--- begin ---
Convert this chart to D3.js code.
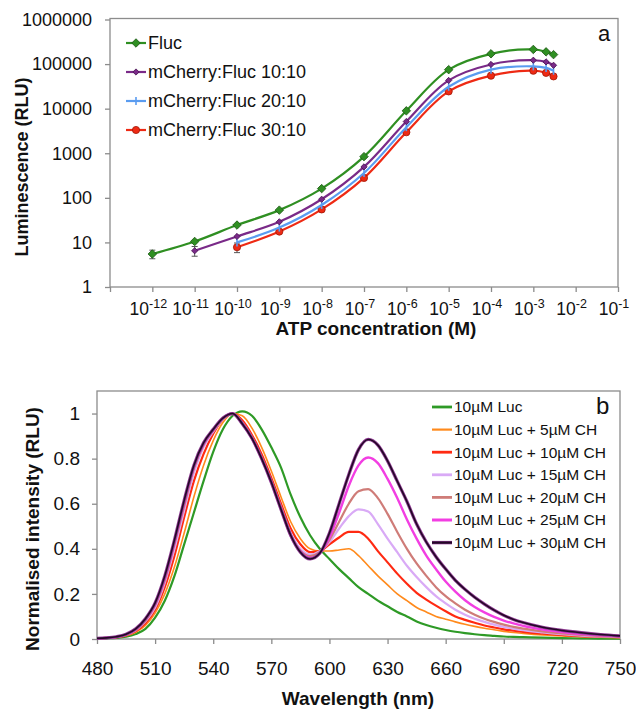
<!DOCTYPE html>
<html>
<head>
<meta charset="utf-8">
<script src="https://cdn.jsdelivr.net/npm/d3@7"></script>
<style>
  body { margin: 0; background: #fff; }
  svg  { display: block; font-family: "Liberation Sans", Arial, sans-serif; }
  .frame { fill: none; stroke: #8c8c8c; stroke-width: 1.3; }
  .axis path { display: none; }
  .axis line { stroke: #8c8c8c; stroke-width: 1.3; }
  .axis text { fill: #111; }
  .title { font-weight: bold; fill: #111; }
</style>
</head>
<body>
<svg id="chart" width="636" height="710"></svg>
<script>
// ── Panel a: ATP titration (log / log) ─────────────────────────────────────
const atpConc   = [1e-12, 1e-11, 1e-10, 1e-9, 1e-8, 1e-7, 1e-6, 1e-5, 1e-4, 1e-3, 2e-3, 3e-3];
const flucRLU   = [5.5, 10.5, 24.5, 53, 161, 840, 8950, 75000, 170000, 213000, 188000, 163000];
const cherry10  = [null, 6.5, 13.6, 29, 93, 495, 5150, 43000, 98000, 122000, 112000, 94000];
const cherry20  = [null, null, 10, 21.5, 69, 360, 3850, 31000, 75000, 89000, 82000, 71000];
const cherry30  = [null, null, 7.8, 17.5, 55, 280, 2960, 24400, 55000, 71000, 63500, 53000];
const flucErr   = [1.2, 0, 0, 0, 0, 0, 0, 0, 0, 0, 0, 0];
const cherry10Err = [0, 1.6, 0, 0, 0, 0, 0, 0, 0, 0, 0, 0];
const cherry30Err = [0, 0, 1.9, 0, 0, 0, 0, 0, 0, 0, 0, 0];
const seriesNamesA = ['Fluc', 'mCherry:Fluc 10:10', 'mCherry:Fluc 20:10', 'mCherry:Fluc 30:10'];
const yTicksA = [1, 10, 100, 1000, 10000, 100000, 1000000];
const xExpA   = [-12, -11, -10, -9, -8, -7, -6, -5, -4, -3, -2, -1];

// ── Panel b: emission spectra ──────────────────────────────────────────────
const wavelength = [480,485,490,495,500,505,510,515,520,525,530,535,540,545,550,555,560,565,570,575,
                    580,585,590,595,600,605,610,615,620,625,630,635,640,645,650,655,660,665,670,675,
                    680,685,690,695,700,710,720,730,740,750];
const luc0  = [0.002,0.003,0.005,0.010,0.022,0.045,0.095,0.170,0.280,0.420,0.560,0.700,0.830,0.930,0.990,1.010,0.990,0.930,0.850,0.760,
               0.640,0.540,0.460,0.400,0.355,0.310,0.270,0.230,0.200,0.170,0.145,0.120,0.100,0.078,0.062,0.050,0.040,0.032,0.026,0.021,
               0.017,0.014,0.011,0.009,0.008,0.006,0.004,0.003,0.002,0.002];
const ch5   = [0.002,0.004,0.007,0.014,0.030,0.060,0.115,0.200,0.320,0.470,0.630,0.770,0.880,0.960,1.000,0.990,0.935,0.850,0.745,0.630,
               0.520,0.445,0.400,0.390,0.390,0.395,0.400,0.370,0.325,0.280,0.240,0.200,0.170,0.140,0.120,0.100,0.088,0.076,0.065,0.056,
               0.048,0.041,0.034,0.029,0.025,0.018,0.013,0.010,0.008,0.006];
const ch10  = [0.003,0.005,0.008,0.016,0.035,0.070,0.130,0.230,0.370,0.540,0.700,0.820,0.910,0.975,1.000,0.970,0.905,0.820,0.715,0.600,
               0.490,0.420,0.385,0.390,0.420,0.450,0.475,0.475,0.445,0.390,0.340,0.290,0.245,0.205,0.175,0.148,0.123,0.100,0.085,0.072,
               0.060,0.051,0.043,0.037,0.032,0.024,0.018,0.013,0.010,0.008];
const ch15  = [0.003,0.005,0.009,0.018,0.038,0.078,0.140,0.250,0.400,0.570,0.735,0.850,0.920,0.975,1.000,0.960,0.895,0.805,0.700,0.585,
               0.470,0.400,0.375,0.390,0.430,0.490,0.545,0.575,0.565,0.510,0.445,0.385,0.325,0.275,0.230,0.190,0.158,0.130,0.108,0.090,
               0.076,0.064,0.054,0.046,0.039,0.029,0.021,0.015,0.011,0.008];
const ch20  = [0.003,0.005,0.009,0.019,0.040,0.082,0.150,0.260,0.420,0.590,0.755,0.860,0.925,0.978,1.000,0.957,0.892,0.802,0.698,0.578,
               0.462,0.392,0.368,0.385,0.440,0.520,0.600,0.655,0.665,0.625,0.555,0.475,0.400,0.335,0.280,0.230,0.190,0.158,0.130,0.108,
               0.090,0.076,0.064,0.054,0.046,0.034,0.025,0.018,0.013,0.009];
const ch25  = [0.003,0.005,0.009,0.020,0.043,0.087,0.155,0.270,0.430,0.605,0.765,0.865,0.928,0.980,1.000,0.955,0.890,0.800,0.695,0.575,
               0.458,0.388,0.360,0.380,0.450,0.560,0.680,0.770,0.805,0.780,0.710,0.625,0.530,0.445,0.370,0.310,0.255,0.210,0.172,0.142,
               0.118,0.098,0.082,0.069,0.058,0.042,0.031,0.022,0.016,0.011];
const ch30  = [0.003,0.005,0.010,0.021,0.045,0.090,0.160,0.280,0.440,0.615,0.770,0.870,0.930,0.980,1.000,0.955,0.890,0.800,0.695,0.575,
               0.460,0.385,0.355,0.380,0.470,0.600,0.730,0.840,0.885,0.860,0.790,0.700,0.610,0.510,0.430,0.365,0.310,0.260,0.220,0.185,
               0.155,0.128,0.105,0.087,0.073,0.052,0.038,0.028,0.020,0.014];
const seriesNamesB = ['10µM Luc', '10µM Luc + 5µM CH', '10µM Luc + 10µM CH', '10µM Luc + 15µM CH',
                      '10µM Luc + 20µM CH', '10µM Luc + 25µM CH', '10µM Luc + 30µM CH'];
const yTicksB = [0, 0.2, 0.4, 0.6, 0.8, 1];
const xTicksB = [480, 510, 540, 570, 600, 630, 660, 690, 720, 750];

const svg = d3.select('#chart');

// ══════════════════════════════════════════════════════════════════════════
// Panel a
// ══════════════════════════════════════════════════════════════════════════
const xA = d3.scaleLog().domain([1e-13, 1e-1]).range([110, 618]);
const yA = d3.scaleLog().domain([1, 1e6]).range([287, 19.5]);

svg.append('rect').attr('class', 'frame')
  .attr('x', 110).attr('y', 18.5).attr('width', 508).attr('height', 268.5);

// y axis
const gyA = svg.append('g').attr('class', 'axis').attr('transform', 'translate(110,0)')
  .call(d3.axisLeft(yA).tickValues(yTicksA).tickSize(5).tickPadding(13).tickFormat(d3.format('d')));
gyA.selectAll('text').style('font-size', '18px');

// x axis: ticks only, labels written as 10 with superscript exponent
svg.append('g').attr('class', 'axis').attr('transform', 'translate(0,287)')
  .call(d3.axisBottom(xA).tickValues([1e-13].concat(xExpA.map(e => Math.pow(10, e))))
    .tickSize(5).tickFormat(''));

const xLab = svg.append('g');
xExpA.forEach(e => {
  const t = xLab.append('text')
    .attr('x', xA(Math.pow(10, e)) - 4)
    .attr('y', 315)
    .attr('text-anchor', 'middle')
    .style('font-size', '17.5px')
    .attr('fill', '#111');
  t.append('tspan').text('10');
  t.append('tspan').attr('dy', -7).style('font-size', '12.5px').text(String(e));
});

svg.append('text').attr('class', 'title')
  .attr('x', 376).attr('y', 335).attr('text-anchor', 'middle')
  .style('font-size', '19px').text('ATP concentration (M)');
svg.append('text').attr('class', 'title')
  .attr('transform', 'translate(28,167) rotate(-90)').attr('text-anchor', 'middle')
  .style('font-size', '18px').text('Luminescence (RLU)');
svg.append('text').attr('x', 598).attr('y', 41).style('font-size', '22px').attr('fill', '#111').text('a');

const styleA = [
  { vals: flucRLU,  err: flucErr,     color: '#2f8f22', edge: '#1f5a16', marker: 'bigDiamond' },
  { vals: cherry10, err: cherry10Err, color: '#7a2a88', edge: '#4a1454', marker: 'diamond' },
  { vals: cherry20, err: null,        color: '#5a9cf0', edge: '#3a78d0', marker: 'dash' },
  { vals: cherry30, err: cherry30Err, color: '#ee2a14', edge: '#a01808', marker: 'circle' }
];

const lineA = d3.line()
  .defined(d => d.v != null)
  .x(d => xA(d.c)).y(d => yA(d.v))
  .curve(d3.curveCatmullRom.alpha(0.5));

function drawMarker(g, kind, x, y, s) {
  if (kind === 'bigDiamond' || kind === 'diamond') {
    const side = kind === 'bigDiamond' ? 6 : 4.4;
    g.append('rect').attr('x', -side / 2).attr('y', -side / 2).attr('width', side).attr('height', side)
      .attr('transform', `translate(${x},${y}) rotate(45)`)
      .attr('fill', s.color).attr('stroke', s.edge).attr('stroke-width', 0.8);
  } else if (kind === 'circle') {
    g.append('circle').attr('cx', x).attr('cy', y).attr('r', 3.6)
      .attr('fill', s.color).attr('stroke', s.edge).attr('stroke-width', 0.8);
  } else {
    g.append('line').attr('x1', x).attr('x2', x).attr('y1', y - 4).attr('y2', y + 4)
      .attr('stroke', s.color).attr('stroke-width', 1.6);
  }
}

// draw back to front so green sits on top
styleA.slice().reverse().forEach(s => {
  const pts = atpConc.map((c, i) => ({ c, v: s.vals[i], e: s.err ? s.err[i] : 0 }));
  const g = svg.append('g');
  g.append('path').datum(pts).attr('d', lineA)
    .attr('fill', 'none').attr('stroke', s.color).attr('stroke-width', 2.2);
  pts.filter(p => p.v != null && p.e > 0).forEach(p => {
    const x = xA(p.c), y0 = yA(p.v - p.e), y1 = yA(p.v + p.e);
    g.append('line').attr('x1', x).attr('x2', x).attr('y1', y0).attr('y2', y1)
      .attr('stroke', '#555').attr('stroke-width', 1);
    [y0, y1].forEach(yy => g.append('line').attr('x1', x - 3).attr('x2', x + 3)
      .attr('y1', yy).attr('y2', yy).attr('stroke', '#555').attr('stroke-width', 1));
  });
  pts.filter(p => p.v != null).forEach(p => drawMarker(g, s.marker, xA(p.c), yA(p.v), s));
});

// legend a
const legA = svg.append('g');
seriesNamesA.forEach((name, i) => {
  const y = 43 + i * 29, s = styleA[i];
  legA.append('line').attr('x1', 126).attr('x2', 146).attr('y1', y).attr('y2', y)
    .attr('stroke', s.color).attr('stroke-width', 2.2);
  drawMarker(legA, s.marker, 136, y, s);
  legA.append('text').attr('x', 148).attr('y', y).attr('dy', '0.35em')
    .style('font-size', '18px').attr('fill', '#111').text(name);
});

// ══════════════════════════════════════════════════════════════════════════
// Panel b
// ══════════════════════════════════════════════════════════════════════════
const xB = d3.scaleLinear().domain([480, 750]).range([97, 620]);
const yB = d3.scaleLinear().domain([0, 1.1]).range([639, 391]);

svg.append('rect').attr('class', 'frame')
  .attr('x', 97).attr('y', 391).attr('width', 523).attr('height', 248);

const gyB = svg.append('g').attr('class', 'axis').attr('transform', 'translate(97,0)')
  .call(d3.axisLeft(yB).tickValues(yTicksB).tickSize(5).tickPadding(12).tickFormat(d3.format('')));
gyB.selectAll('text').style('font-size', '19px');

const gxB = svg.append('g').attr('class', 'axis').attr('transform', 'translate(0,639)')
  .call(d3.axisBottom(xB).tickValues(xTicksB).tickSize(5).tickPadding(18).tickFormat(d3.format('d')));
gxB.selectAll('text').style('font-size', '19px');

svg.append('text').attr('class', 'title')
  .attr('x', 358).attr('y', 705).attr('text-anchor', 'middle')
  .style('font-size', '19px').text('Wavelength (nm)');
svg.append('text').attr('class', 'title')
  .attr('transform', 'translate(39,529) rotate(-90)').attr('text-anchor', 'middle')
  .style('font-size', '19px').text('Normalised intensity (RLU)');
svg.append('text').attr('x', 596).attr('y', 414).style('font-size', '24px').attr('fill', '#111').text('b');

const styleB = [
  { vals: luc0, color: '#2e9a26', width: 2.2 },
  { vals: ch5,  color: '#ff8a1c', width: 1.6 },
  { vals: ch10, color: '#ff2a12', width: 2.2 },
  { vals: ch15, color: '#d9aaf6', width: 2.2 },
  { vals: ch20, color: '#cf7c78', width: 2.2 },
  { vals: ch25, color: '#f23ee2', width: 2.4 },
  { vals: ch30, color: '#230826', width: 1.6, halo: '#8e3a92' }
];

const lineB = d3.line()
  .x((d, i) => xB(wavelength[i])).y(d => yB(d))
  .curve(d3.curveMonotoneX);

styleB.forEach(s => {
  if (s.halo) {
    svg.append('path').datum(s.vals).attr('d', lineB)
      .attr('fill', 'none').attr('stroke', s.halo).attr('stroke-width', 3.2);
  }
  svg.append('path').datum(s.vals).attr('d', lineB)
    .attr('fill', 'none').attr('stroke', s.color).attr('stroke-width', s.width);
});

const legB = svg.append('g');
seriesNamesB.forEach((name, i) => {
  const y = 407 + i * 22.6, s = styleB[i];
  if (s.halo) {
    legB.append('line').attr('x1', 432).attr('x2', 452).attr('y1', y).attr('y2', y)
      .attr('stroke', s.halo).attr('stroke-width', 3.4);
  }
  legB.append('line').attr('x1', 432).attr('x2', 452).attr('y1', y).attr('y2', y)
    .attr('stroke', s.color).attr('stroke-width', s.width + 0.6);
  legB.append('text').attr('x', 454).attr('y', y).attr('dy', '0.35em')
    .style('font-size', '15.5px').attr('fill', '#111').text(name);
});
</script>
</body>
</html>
--- end ---
▶ WHAT YOU WILL DO:
Copy each line of the listing that holds the word "chart".

▶ EXERCISE RESULT:
Convert this chart to D3.js code.
<svg id="chart" width="636" height="710"></svg>
const svg = d3.select('#chart');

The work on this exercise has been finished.